SHORT PROBLEM:
Transcribe all of the data exactly. Omit the pictures.

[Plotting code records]
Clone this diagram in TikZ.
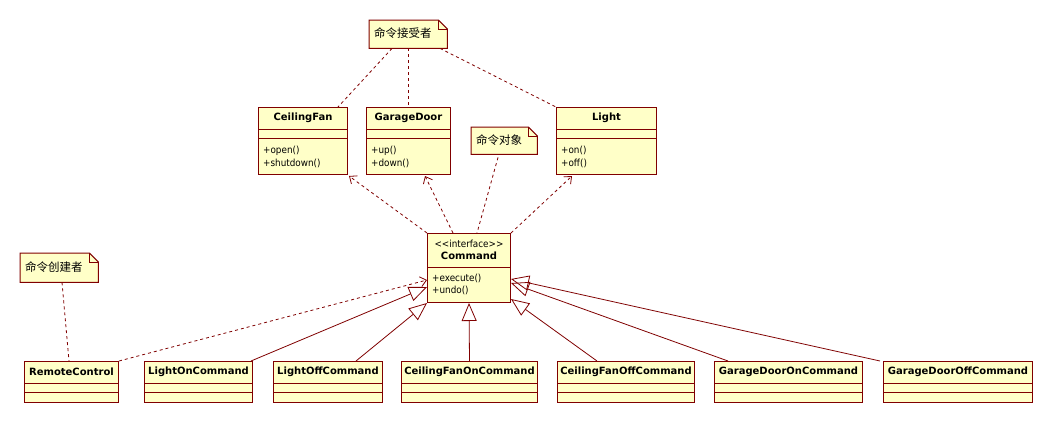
\documentclass[tikz,border=0pt]{standalone}
\usepackage{fontspec}
\setmainfont{DejaVu Sans}
\newfontfamily\condfont{DejaVu Sans Condensed}
\newfontfamily\cjk{Noto Sans CJK SC}
\usetikzlibrary{arrows.meta}
\definecolor{boxfill}{RGB}{255,255,200}
\definecolor{umlline}{RGB}{128,0,0}
\tikzset{
  box/.style={draw=umlline, fill=boxfill, line width=1pt, inner sep=0pt, anchor=north west},
  divider/.style={draw=umlline, line width=1pt},
  clstitle/.style={font=\fontsize{10}{12}\selectfont\bfseries, inner sep=0pt},
  clsops/.style={font=\condfont\fontsize{9.8}{13}\selectfont, inner sep=0pt, align=left, anchor=west},
  notebg/.style={inner sep=0pt, anchor=north west},
  notetext/.style={font=\cjk\fontsize{11.5}{13}\selectfont, inner sep=0pt, anchor=west},
  dashline/.style={draw=umlline, line width=0.8pt, dash pattern=on 3pt off 3pt},
  depend/.style={dashline, -{Straight Barb[length=6pt,width=10pt]}},
  realize/.style={draw=umlline, line width=0.8pt, -{Triangle[open,length=18pt,width=15pt]}},
}
\newcommand{\umlclassfull}[7]{%
  \node[box, minimum width=#4pt, minimum height=#5pt] (#1) at (#2,#3) {};
  \draw[divider] ([yshift=-22pt]#1.north west) -- ([yshift=-22pt]#1.north east);
  \draw[divider] ([yshift=-31pt]#1.north west) -- ([yshift=-31pt]#1.north east);
  \node[clstitle] (#1-t) at ([yshift=-11pt]#1.north) {#6};
  \node[clsops] (#1-o) at ([xshift=5pt,yshift=-49.5pt]#1.north west) {#7};
}
\newcommand{\umlclassbare}[5]{%
  \node[box, minimum width=#4pt, minimum height=41pt] (#1) at (#2,#3) {};
  \draw[divider] ([yshift=-22pt]#1.north west) -- ([yshift=-22pt]#1.north east);
  \draw[divider] ([yshift=-31pt]#1.north west) -- ([yshift=-31pt]#1.north east);
  \node[clstitle] (#1-t) at ([yshift=-11pt]#1.north) {#5};
}
\newcommand{\umlnote}[6]{%
  \node[notebg, minimum width=#4pt, minimum height=#5pt] (#1) at (#2,#3) {};
  \filldraw[fill=boxfill, draw=umlline, line width=1pt]
    (#1.north west) -- ([xshift=-9pt]#1.north east) -- ([yshift=-9pt]#1.north east)
    -- (#1.south east) -- (#1.south west) -- cycle;
  \draw[umlline, line width=0.8pt] ([xshift=-9pt]#1.north east) -- ([xshift=-9pt,yshift=-9pt]#1.north east) -- ([yshift=-9pt]#1.north east);
  \node[notetext] (#1-t) at ([xshift=5pt,yshift=1pt]#1.west) {#6};
}
\begin{document}
\begin{tikzpicture}[x=1pt,y=-1pt]
\useasboundingbox[fill=white] (0,0) rectangle (1052,423);

% receivers
\umlclassfull{cf}{258}{107}{89}{67}{CeilingFan}{+open()\\+shutdown()}
\umlclassfull{gd}{366}{107}{84}{67}{GarageDoor}{+up()\\+down()}
\umlclassfull{li}{556}{107}{100}{67}{Light}{+on()\\+off()}

% command interface
\node[box, minimum width=83pt, minimum height=69pt] (cmd) at (427,233) {};
\draw[divider] ([yshift=-34pt]cmd.north west) -- ([yshift=-34pt]cmd.north east);
\node[font=\condfont\fontsize{9.8}{11}\selectfont, inner sep=0pt] (cmd-s) at ([yshift=-11pt]cmd.north) {<{}<interface>{}>};
\node[clstitle] (cmd-t) at ([yshift=-23pt]cmd.north) {Command};
\node[clsops, font=\condfont\fontsize{9.8}{11.5}\selectfont] (cmd-o) at ([xshift=5pt,yshift=-51.5pt]cmd.north west) {+execute()\\+undo()};

% concrete classes
\umlclassbare{rc}{24}{361}{94}{RemoteControl}
\umlclassbare{lon}{144}{361}{108}{LightOnCommand}
\umlclassbare{loff}{273}{361}{109}{LightOffCommand}
\umlclassbare{cfon}{401}{361}{136}{CeilingFanOnCommand}
\umlclassbare{cfoff}{557}{361}{137}{CeilingFanOffCommand}
\umlclassbare{gon}{714}{361}{148}{GarageDoorOnCommand}
\umlclassbare{goff}{883}{361}{149}{GarageDoorOffCommand}

% notes
\umlnote{n1}{369}{20}{78}{28}{命令接受者}
\umlnote{n2}{471}{127}{66}{27}{命令对象}
\umlnote{n3}{20}{253}{78}{29}{命令创建者}

% note links
\draw[dashline] ([xshift=23pt]n1.south west) -- ([xshift=-10pt]cf.north east);
\draw[dashline] ([xshift=39pt]n1.south west) -- ([xshift=42pt]gd.north west);
\draw[dashline] ([xshift=71pt]n1.south west) -- (li.north west);
\draw[dashline] ([xshift=27pt,yshift=-3pt]n2.south west) -- ([xshift=50pt]cmd.north west);
\draw[dashline] ([xshift=42pt]n3.south west) -- ([xshift=45pt]rc.north west);

% dependencies
\draw[depend] (cmd.north west) -- ([xshift=1pt,yshift=-1pt]cf.south east);
\draw[depend] ([xshift=26pt]cmd.north west) -- ([xshift=59pt,yshift=-1pt]gd.south west);
\draw[depend] (cmd.north east) -- ([xshift=16pt,yshift=-1pt]li.south west);
\draw[depend] (rc.north east) -- ([yshift=23pt]cmd.south west);

% realizations
\draw[realize] ([xshift=-2pt]lon.north east) -- ([yshift=16pt]cmd.south west);
\draw[realize] ([xshift=-27pt]loff.north east) -- (cmd.south west);
\draw[realize] (cfon.north) -- (cmd.south);
\draw[realize] ([xshift=40pt]cfoff.north west) -- ([yshift=4pt]cmd.south east);
\draw[realize] ([xshift=14pt]gon.north west) -- ([yshift=20pt]cmd.south east);
\draw[realize] ([xshift=-3pt]goff.north west) -- ([yshift=24pt]cmd.south east);
\end{tikzpicture}
\end{document}
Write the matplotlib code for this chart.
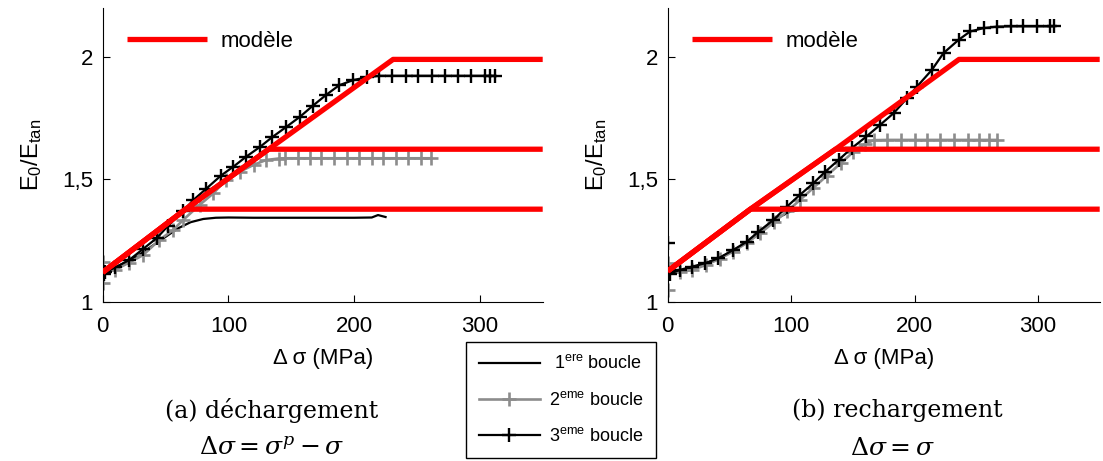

CORRECT RESULT:
Clone this diagram in TikZ.
\documentclass[tikz,border=0pt]{standalone}
\usepackage{fontspec}
\setmainfont{DejaVu Sans}
\newfontfamily\condfont{DejaVu Sans Condensed}
\newfontfamily\cjk{Noto Sans CJK SC}
\usetikzlibrary{arrows.meta}
\definecolor{boxfill}{RGB}{255,255,200}
\definecolor{umlline}{RGB}{128,0,0}
\tikzset{
  box/.style={draw=umlline, fill=boxfill, line width=1pt, inner sep=0pt, anchor=north west},
  divider/.style={draw=umlline, line width=1pt},
  clstitle/.style={font=\fontsize{10}{12}\selectfont\bfseries, inner sep=0pt},
  clsops/.style={font=\condfont\fontsize{9.8}{13}\selectfont, inner sep=0pt, align=left, anchor=west},
  notebg/.style={inner sep=0pt, anchor=north west},
  notetext/.style={font=\cjk\fontsize{11.5}{13}\selectfont, inner sep=0pt, anchor=west},
  dashline/.style={draw=umlline, line width=0.8pt, dash pattern=on 3pt off 3pt},
  depend/.style={dashline, -{Straight Barb[length=6pt,width=10pt]}},
  realize/.style={draw=umlline, line width=0.8pt, -{Triangle[open,length=18pt,width=15pt]}},
}
\newcommand{\umlclassfull}[7]{%
  \node[box, minimum width=#4pt, minimum height=#5pt] (#1) at (#2,#3) {};
  \draw[divider] ([yshift=-22pt]#1.north west) -- ([yshift=-22pt]#1.north east);
  \draw[divider] ([yshift=-31pt]#1.north west) -- ([yshift=-31pt]#1.north east);
  \node[clstitle] (#1-t) at ([yshift=-11pt]#1.north) {#6};
  \node[clsops] (#1-o) at ([xshift=5pt,yshift=-49.5pt]#1.north west) {#7};
}
\newcommand{\umlclassbare}[5]{%
  \node[box, minimum width=#4pt, minimum height=41pt] (#1) at (#2,#3) {};
  \draw[divider] ([yshift=-22pt]#1.north west) -- ([yshift=-22pt]#1.north east);
  \draw[divider] ([yshift=-31pt]#1.north west) -- ([yshift=-31pt]#1.north east);
  \node[clstitle] (#1-t) at ([yshift=-11pt]#1.north) {#5};
}
\newcommand{\umlnote}[6]{%
  \node[notebg, minimum width=#4pt, minimum height=#5pt] (#1) at (#2,#3) {};
  \filldraw[fill=boxfill, draw=umlline, line width=1pt]
    (#1.north west) -- ([xshift=-9pt]#1.north east) -- ([yshift=-9pt]#1.north east)
    -- (#1.south east) -- (#1.south west) -- cycle;
  \draw[umlline, line width=0.8pt] ([xshift=-9pt]#1.north east) -- ([xshift=-9pt,yshift=-9pt]#1.north east) -- ([yshift=-9pt]#1.north east);
  \node[notetext] (#1-t) at ([xshift=5pt,yshift=1pt]#1.west) {#6};
}
\begin{document}
\begin{tikzpicture}[x=1pt,y=-1pt]
\useasboundingbox[fill=white] (0,0) rectangle (1052,423);

% receivers
\umlclassfull{cf}{258}{107}{89}{67}{CeilingFan}{+open()\\+shutdown()}
\umlclassfull{gd}{366}{107}{84}{67}{GarageDoor}{+up()\\+down()}
\umlclassfull{li}{556}{107}{100}{67}{Light}{+on()\\+off()}

% command interface
\node[box, minimum width=83pt, minimum height=69pt] (cmd) at (427,233) {};
\draw[divider] ([yshift=-34pt]cmd.north west) -- ([yshift=-34pt]cmd.north east);
\node[font=\condfont\fontsize{9.8}{11}\selectfont, inner sep=0pt] (cmd-s) at ([yshift=-11pt]cmd.north) {<{}<interface>{}>};
\node[clstitle] (cmd-t) at ([yshift=-23pt]cmd.north) {Command};
\node[clsops, font=\condfont\fontsize{9.8}{11.5}\selectfont] (cmd-o) at ([xshift=5pt,yshift=-51.5pt]cmd.north west) {+execute()\\+undo()};

% concrete classes
\umlclassbare{rc}{24}{361}{94}{RemoteControl}
\umlclassbare{lon}{144}{361}{108}{LightOnCommand}
\umlclassbare{loff}{273}{361}{109}{LightOffCommand}
\umlclassbare{cfon}{401}{361}{136}{CeilingFanOnCommand}
\umlclassbare{cfoff}{557}{361}{137}{CeilingFanOffCommand}
\umlclassbare{gon}{714}{361}{148}{GarageDoorOnCommand}
\umlclassbare{goff}{883}{361}{149}{GarageDoorOffCommand}

% notes
\umlnote{n1}{369}{20}{78}{28}{命令接受者}
\umlnote{n2}{471}{127}{66}{27}{命令对象}
\umlnote{n3}{20}{253}{78}{29}{命令创建者}

% note links
\draw[dashline] ([xshift=23pt]n1.south west) -- ([xshift=-10pt]cf.north east);
\draw[dashline] ([xshift=39pt]n1.south west) -- ([xshift=42pt]gd.north west);
\draw[dashline] ([xshift=71pt]n1.south west) -- (li.north west);
\draw[dashline] ([xshift=27pt,yshift=-3pt]n2.south west) -- ([xshift=50pt]cmd.north west);
\draw[dashline] ([xshift=42pt]n3.south west) -- ([xshift=45pt]rc.north west);

% dependencies
\draw[depend] (cmd.north west) -- ([xshift=1pt,yshift=-1pt]cf.south east);
\draw[depend] ([xshift=26pt]cmd.north west) -- ([xshift=59pt,yshift=-1pt]gd.south west);
\draw[depend] (cmd.north east) -- ([xshift=16pt,yshift=-1pt]li.south west);
\draw[depend] (rc.north east) -- ([yshift=23pt]cmd.south west);

% realizations
\draw[realize] ([xshift=-2pt]lon.north east) -- ([yshift=16pt]cmd.south west);
\draw[realize] ([xshift=-27pt]loff.north east) -- (cmd.south west);
\draw[realize] (cfon.north) -- (cmd.south);
\draw[realize] ([xshift=40pt]cfoff.north west) -- ([yshift=4pt]cmd.south east);
\draw[realize] ([xshift=14pt]gon.north west) -- ([yshift=20pt]cmd.south east);
\draw[realize] ([xshift=-3pt]goff.north west) -- ([yshift=24pt]cmd.south east);
\end{tikzpicture}
\end{document}
Write the matplotlib code for this chart.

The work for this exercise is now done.